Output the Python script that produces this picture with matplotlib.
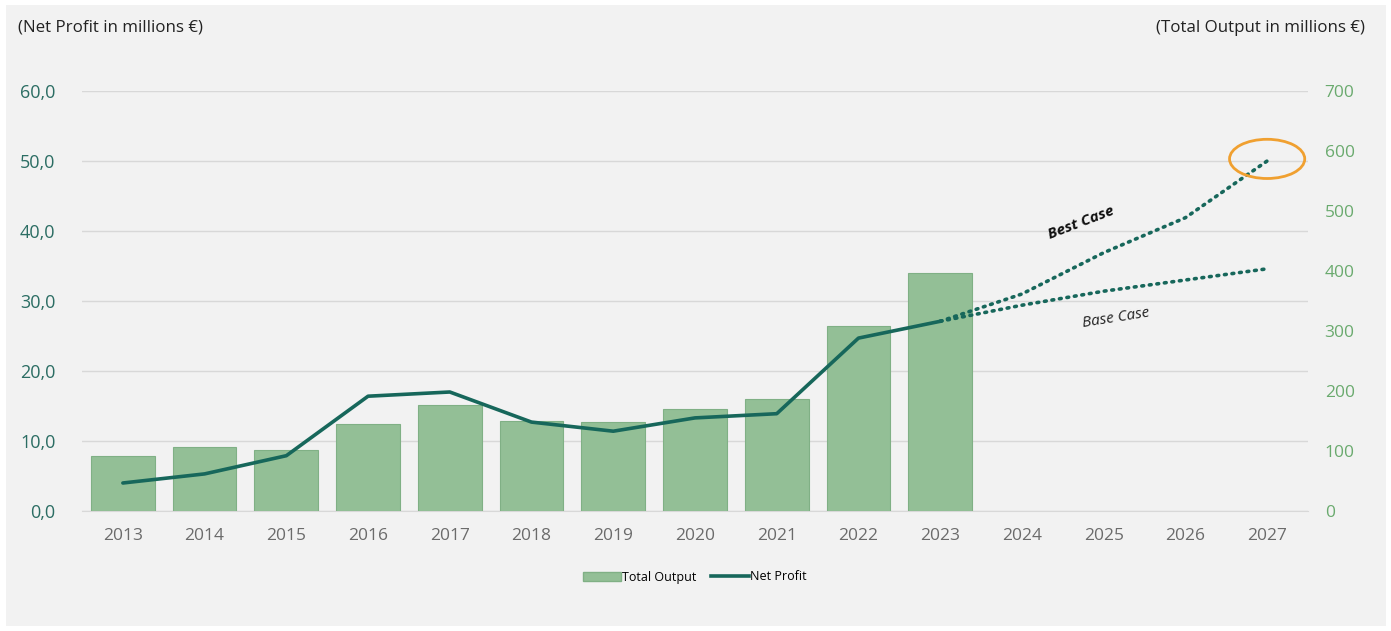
import matplotlib.pyplot as plt
from matplotlib.patches import Rectangle, Ellipse, Patch
from matplotlib.lines import Line2D
from matplotlib.ticker import FuncFormatter

plt.rcParams['font.family'] = ['Open Sans', 'DejaVu Sans']

# data
years = ["2013", "2014", "2015", "2016", "2017", "2018", "2019", "2020",
         "2021", "2022", "2023", "2024", "2025", "2026", "2027"]
total_output = [92, 107, 102, 145, 177, 150, 148, 170, 187, 308, 397]
net_profit = [4.0, 5.3, 7.9, 16.4, 17.0, 12.7, 11.4, 13.3, 13.9, 24.7, 27.1]
best_case = [27.1, 31.0, 36.9, 41.9, 50.0]
base_case = [27.1, 29.4, 31.4, 33.0, 34.6]

bar_col = "#93bf96"
bar_edge = "#80b085"
line_col = "#17675b"
bg = "#f2f2f2"

fig = plt.figure(figsize=(13.91, 6.31), dpi=100, facecolor="white")
fig.patches.append(Rectangle((6 / 1391, 5 / 631), 1380 / 1391, 621 / 631,
                             transform=fig.transFigure, facecolor=bg,
                             edgecolor="none", zorder=-10))

# ax: left scale + grid (behind), ax2: bars and lines on top
ax = fig.add_axes([82 / 1391, 120 / 631, 1226 / 1391, 420 / 631])
ax2 = ax.twinx()
ax.patch.set_visible(False)
ax2.patch.set_visible(False)

ax.set_xlim(-0.5, len(years) - 0.5)
ax.set_ylim(0, 60)
ax2.set_ylim(0, 700)

x_hist = list(range(len(total_output)))
ax2.bar(x_hist, total_output, width=0.78, color=bar_col, edgecolor=bar_edge,
        linewidth=0.8, zorder=2)
ax2.plot(x_hist, net_profit, color=line_col, linewidth=2.6,
         solid_capstyle="round", transform=ax.transData, zorder=3)

x_fc = list(range(len(total_output) - 1, len(years)))
for fc in (best_case, base_case):
    ax2.plot(x_fc, fc, color=line_col, linewidth=2.6, linestyle=(0, (0.5, 1.6)),
             dash_capstyle="round", transform=ax.transData, zorder=3)

ax2.add_patch(Ellipse((14.0, 50.3), 0.92, 5.6, fill=False, edgecolor="#f0a030",
                      linewidth=2.0, transform=ax.transData, zorder=4))

ax2.text(11.72, 41.2, "Best Case", fontsize=11, fontweight="bold", style="italic",
         rotation=21, ha="center", va="center", color="#111111",
         transform=ax.transData)
ax2.text(12.15, 27.6, "Base Case", fontsize=11, style="italic",
         rotation=9, ha="center", va="center", color="#222222",
         transform=ax.transData)

ax2.set_xlim(-0.5, len(years) - 0.5)
ax2.set_ylim(0, 700)
ax.set_yticks(range(0, 61, 10))
ax2.set_yticks(range(0, 701, 100))
ax.set_xticks(range(len(years)))
ax.set_xticklabels(years)
ax.yaxis.set_major_formatter(FuncFormatter(lambda v, p: f"{v:.1f}".replace(".", ",")))

ax.grid(axis="y", color="#d8d8d8", linewidth=1.0)
for a in (ax, ax2):
    for s in a.spines.values():
        s.set_visible(False)
ax.spines["bottom"].set_visible(True)
ax.spines["bottom"].set_color("#d8d8d8")

ax.tick_params(axis="y", length=0, pad=19, labelsize=13, labelcolor="#2b6d63")
ax2.tick_params(axis="y", length=0, pad=12, labelsize=12.5, labelcolor="#6aaa6e")
ax.tick_params(axis="x", length=0, pad=12, labelsize=12.5, labelcolor="#6b6b6b")

fig.text(18 / 1391, 1 - 28 / 631, "(Net Profit in millions €)", fontsize=12.2,
         ha="left", va="center", color="#222222")
fig.text(1365 / 1391, 1 - 28 / 631, "(Total Output in millions €)", fontsize=12.2,
         ha="right", va="center", color="#222222")

handles = [Patch(facecolor=bar_col, edgecolor=bar_edge),
           Line2D([0], [0], color=line_col, linewidth=2.6)]
fig.legend(handles, ["Total Output", "Net Profit"], loc="center",
           bbox_to_anchor=(695 / 1391, 1 - 577 / 631), ncol=2, frameon=False,
           fontsize=9, handlelength=3.0, handletextpad=0.1, columnspacing=1.2)

plt.savefig("out.png", dpi=100, facecolor=fig.get_facecolor())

────────────────────────────────────────

# REQUEST
Return only the lines from the start of the data through the line that contains "plt.rcParams['font.family'] = ['Open", please, copying them exactly and omitting all pictures.

# REPLY TO THE TASK
Output the Python script that produces this picture with matplotlib.
import matplotlib.pyplot as plt
from matplotlib.patches import Rectangle, Ellipse, Patch
from matplotlib.lines import Line2D
from matplotlib.ticker import FuncFormatter

plt.rcParams['font.family'] = ['Open Sans', 'DejaVu Sans']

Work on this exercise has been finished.